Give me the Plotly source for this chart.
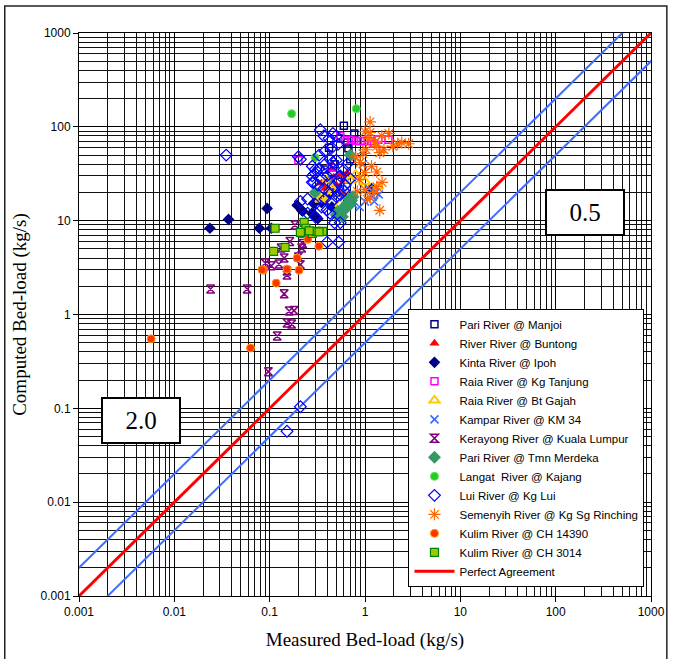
• • • •
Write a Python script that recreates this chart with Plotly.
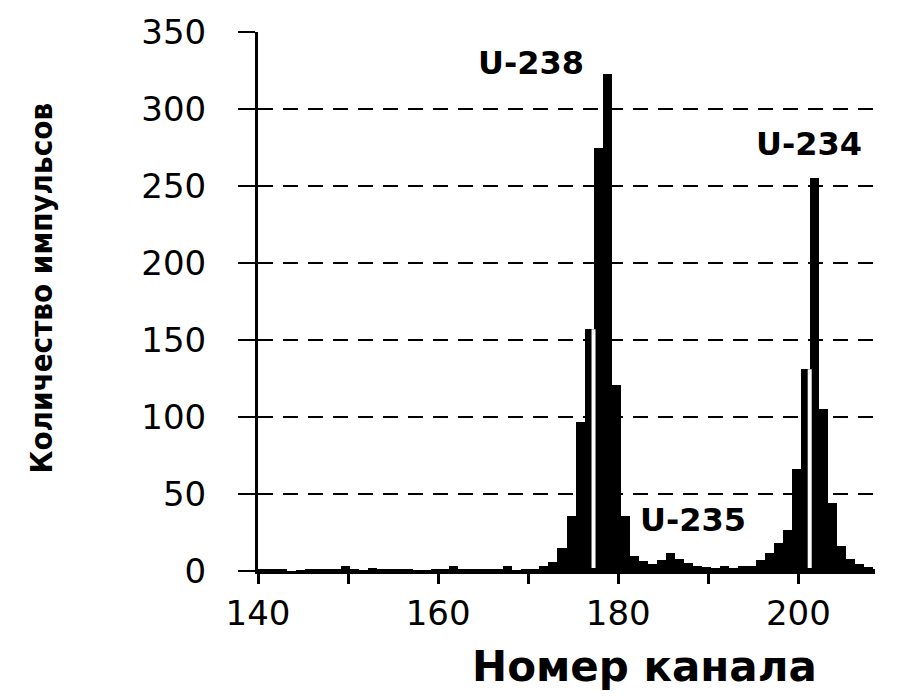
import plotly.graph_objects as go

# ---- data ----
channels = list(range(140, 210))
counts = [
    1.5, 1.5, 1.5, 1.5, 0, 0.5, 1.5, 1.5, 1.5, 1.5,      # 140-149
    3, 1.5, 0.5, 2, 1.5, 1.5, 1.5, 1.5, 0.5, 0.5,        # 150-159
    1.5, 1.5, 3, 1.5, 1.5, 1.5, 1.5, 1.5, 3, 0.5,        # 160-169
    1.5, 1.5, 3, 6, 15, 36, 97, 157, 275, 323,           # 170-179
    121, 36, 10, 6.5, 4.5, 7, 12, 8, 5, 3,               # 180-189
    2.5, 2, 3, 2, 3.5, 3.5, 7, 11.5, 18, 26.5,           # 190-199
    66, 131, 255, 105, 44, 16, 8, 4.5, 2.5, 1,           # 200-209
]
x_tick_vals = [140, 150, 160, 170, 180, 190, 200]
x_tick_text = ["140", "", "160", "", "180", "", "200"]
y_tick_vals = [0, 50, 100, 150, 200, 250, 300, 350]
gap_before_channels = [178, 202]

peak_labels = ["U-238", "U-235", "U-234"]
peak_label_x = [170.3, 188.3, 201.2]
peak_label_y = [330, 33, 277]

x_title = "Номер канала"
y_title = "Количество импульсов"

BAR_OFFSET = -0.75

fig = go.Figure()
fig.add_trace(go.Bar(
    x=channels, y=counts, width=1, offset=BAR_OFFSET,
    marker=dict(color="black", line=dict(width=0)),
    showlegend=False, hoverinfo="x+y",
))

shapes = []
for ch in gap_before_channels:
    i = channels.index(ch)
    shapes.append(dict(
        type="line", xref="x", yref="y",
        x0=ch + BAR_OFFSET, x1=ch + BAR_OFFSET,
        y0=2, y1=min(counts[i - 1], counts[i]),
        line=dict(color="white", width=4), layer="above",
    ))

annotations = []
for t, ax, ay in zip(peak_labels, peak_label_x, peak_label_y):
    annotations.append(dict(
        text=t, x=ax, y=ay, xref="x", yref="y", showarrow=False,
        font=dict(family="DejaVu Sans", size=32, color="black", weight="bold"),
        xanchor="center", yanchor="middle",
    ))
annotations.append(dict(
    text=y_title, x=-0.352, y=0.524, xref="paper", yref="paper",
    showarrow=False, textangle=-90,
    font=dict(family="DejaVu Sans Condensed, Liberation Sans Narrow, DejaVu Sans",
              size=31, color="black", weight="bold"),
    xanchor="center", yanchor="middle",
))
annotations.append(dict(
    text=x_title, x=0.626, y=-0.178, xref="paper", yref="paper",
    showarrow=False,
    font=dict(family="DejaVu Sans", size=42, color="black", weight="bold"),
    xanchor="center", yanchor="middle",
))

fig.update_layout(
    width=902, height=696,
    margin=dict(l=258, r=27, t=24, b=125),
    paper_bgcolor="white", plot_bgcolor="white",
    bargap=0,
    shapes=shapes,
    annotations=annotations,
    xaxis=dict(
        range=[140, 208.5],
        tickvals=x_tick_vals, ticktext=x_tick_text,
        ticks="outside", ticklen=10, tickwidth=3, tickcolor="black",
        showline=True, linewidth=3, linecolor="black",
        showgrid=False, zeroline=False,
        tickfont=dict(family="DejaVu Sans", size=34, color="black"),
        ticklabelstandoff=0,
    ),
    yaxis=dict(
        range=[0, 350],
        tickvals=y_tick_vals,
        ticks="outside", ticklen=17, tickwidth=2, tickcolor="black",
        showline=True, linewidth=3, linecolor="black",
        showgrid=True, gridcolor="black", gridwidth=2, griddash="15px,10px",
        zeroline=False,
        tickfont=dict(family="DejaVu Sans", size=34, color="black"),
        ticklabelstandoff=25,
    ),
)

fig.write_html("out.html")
• • • •
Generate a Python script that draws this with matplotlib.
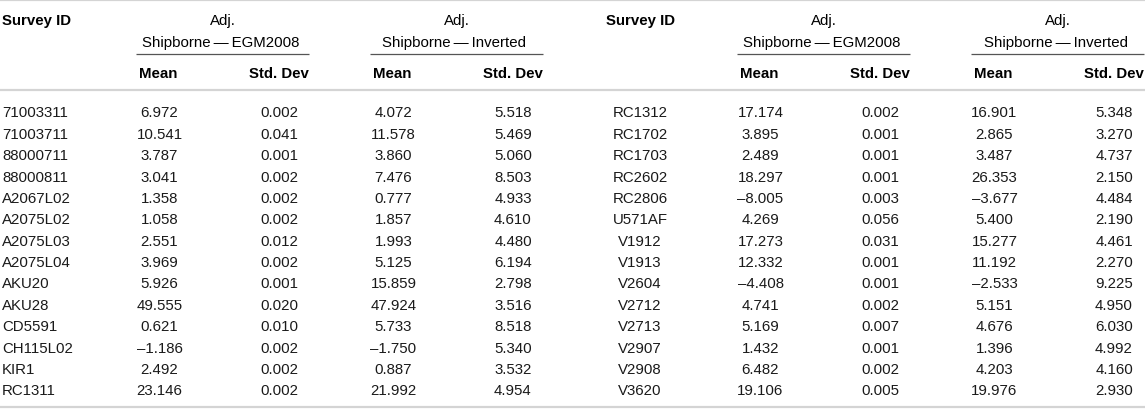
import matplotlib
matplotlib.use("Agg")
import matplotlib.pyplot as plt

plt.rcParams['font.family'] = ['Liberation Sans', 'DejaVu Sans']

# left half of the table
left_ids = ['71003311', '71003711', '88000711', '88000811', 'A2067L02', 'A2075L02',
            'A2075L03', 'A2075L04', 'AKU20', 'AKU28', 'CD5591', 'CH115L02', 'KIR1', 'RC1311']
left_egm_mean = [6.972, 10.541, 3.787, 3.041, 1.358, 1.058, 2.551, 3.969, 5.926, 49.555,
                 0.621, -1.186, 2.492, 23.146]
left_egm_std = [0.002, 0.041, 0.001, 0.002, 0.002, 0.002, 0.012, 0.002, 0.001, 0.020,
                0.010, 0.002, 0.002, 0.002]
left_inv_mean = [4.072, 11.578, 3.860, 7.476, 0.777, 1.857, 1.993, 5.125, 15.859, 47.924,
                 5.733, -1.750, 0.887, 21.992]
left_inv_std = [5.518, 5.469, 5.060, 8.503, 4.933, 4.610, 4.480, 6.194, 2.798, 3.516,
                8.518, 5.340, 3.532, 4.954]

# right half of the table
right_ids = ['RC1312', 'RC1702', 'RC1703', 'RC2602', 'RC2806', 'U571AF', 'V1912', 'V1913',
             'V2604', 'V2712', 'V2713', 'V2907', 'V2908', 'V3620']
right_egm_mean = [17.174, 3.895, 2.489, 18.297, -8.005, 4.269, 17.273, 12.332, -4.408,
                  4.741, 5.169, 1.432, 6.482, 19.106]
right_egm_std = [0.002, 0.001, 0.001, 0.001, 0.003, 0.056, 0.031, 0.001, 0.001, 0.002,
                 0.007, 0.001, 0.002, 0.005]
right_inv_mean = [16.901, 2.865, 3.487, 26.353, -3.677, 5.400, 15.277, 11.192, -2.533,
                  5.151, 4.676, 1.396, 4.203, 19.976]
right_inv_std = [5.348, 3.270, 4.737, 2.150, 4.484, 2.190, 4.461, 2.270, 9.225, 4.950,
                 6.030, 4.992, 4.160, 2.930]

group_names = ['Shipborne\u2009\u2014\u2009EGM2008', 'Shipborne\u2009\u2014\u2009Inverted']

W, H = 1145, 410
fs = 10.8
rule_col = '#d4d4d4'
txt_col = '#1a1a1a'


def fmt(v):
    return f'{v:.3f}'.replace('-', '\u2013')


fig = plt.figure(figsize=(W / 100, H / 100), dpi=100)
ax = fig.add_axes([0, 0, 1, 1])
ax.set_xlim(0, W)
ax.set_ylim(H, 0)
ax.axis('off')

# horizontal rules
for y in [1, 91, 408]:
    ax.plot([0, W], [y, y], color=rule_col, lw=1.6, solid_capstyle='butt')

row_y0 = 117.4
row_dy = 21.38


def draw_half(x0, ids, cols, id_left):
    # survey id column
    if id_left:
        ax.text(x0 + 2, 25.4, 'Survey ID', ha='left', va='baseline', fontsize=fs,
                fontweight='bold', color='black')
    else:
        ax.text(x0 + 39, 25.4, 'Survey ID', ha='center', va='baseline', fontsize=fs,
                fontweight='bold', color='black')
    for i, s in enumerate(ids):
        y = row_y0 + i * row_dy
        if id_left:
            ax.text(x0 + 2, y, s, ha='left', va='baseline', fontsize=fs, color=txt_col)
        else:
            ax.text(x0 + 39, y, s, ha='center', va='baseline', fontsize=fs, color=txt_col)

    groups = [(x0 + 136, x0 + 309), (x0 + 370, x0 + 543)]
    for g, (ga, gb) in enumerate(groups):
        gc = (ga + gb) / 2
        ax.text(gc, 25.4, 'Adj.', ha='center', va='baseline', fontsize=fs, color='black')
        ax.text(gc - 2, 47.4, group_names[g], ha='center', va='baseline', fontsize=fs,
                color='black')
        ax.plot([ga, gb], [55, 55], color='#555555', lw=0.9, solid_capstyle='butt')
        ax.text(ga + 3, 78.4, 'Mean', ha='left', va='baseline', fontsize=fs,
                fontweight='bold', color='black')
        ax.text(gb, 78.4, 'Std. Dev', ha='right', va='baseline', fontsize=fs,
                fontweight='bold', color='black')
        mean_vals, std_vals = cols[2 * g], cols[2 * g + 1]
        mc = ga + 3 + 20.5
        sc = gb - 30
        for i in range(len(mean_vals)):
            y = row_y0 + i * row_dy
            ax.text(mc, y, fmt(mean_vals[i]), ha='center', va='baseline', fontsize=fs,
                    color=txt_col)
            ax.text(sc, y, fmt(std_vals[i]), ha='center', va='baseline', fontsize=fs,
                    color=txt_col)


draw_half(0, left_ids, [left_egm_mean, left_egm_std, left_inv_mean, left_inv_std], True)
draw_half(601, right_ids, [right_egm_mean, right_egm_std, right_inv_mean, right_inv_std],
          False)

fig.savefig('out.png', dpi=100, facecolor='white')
• • • •
What is asked: From the line with "Generate a Python" to the line with "plt.rcParams['font.family'] = ['Liberation", set down those lines word for word and only those, counting both ends. Pictures stay out of the copy.

Written answer:
Generate a Python script that draws this with matplotlib.
import matplotlib
matplotlib.use("Agg")
import matplotlib.pyplot as plt

plt.rcParams['font.family'] = ['Liberation Sans', 'DejaVu Sans']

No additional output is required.